My prayers would be answered to be sure, but always in the form of circumstances. If things went my way, I interpreted the answer was ‘yes.’ If not, then clearly that was a ‘no.’ If nothing changed, I interpreted that as ‘wait.’ I read a lot of books about the faith, some on prayer, and my experience did not seem that out of the ordinary. Of course, almost all the books were by academics and/or theologians who had thought carefully about the topic, and both their methodologies and life experience was pretty much aligned with mine. So I assessed my prayer life as normal.

In 2003, I got involved with a small organization based in Chicago known as the Transforming Center. These were people who took their faith seriously, like I did, but they were talking transformation of the whole person, not just the mind—which is how I interpreted the word or process that we know as transformation. They had a 2 year curriculum (03-05) that was designed to show you how to care for your soul (which to me was the ‘renewing of your mind’ piece that Paul speaks of in Romans). I thought I was a good fit, and at the end of two years I more confused than anything. Lots of questions—very few answers. And this from a guy who always aspired to give the right answer no matter what the question.
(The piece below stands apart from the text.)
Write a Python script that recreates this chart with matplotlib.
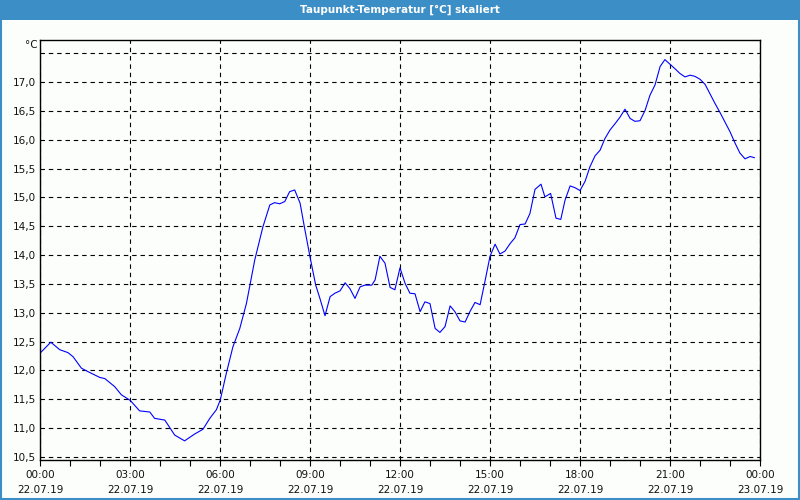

So I stepped back, realized that my understanding of the Christian life was just that—a long series of intellectual assents and affirmations through many years. It was all about the head, and not engagement of the heart, and it was suddenly very clear that God wanted my heart engaged, not just a head full of data. It took years, but I eventually learned how to quiet the noise in my head and hear God’s voice in response to my voice.

The first time I heard Him speak I was actually outside in a little meadow shouting at Him about my displeasure with one of His circumstantial ‘No!’ responses. I was bummed with His response, and I was letting Him know how strongly I disagreed. He answered my in quite a calm voice, very clearly, and I swear, audibly! Had you been there, you may or may not have heard it, but I certainly did. It stopped me cold in my tracks, and so I asked another question (in a much more polite tone). He responded again, and then went silent. I asked several others, but those two responses were what I got. All I could think of as I left that little meadow was “I want more of that!”

Gradually, with a lot of help and practice, I have learned to dialogue with God, often many times in a given day. I think it is fair to say that the “desires of my heart” have shifted somewhat dramatically, and the “peace of God which surpasses understanding” is indeed available to me on a regular basis. I still get a lot of ‘no’ answers to my prayers, even more ‘wait and see.’ My comfort zone is now simply being in his presence, completely content to rest there and rely on his Goodness to care for me.

Heather was absolutely right. My prayer has not changed who God is at all, but my continuing encounters with him in prayer have changed me completely. True transformation is a function of being present to God repeatedly over an extended period of time. I don’t have to “do” anything, just be there. The Spirit does all the work.